(Requirement) Check each line of the records below for the string "script", then state how many lines contain it, with no other output.

Records with drawing code:
[Start]
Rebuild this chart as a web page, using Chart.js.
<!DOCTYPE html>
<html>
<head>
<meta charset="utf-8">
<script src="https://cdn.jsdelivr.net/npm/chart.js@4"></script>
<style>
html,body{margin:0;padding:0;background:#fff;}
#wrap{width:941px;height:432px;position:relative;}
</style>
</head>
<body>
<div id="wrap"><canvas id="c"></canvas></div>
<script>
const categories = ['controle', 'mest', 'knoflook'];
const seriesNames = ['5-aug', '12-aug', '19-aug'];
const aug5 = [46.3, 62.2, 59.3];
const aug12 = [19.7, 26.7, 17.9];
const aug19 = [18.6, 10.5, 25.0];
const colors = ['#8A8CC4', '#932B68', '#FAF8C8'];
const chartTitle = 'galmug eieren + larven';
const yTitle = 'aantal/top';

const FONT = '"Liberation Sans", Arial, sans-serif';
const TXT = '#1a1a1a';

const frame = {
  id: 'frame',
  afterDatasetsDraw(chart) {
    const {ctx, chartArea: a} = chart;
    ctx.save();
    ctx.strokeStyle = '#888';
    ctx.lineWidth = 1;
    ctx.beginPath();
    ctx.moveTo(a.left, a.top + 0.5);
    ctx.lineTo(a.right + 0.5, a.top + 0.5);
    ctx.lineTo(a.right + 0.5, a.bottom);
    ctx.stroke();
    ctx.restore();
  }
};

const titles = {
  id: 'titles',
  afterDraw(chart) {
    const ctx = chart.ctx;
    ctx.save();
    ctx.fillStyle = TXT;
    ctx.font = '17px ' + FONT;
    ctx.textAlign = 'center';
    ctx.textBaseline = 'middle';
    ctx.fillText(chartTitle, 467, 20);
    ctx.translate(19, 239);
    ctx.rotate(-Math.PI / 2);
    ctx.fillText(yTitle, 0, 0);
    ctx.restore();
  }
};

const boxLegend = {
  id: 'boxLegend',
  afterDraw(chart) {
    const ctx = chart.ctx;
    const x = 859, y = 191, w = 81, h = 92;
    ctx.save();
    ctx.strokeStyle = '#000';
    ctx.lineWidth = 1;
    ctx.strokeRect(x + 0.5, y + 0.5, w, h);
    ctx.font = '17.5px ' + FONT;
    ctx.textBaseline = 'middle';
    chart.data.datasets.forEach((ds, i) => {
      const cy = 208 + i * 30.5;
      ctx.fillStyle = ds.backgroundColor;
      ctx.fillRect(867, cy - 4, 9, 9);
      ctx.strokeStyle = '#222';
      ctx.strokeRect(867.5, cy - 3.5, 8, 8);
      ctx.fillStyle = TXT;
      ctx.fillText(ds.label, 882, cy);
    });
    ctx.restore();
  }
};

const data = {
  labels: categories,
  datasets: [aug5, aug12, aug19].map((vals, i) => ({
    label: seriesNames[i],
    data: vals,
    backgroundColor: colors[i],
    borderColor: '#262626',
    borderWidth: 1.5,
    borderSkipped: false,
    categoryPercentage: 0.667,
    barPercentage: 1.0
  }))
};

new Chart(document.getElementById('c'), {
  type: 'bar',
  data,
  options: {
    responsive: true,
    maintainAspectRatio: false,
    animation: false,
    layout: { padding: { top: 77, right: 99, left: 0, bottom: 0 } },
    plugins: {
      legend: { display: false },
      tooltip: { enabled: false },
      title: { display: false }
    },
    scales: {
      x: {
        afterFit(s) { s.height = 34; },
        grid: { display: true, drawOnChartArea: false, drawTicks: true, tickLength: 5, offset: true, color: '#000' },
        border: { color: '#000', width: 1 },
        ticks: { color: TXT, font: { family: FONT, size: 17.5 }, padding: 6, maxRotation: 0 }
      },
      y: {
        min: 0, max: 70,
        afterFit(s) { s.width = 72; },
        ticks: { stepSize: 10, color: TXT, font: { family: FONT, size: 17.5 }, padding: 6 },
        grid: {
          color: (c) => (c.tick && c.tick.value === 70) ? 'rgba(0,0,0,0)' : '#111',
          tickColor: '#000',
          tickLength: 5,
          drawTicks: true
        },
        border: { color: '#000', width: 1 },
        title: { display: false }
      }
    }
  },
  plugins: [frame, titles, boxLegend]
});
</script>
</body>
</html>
[End]
[Start]
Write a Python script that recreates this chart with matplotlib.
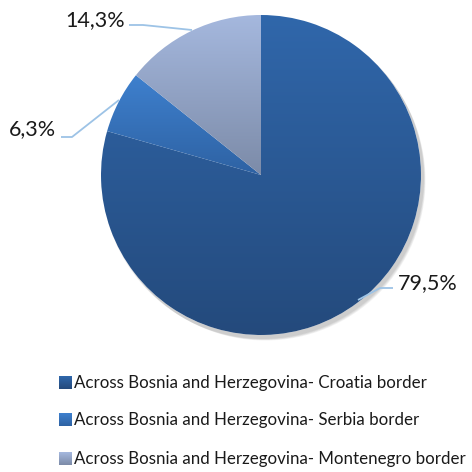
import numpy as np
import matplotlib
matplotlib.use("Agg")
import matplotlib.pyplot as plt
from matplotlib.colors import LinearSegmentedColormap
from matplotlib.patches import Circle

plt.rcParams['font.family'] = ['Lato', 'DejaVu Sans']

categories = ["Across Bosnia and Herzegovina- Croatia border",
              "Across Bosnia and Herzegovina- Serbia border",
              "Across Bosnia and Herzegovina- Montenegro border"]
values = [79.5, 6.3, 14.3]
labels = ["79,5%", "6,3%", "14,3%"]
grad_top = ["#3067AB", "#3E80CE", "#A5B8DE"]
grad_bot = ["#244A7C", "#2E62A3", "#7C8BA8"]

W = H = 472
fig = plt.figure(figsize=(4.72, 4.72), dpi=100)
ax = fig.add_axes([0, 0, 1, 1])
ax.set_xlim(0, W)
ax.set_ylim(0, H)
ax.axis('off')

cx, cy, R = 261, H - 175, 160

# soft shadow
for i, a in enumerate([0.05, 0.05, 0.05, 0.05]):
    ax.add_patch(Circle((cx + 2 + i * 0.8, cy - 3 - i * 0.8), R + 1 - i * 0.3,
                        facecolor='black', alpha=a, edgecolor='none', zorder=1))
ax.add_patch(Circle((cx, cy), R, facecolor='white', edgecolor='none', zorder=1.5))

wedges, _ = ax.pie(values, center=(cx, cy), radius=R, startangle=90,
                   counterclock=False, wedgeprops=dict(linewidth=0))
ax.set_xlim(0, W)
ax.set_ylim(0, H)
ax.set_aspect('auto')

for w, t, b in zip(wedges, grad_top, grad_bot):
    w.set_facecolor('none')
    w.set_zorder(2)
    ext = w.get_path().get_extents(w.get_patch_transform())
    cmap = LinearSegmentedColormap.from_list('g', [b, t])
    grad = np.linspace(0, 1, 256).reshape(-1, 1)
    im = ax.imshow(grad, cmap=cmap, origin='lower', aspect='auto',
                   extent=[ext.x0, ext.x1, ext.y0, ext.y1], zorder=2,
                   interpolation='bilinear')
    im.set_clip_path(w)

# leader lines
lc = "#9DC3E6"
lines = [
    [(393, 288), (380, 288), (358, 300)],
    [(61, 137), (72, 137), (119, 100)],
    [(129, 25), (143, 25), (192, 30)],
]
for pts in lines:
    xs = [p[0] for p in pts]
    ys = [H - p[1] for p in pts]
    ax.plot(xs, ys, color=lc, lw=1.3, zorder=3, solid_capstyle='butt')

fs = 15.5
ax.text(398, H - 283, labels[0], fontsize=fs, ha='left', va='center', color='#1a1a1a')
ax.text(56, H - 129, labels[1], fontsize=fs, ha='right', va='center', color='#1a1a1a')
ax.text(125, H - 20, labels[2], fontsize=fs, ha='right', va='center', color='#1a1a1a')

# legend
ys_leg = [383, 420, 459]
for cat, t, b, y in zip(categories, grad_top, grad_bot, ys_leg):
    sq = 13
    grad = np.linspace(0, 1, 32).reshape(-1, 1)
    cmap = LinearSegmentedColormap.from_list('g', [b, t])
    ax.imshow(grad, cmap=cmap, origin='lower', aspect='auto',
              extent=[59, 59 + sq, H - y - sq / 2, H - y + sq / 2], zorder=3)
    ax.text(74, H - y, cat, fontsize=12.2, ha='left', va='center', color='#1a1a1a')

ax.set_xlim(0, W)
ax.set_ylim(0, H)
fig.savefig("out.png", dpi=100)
[End]
(Solved problem) 4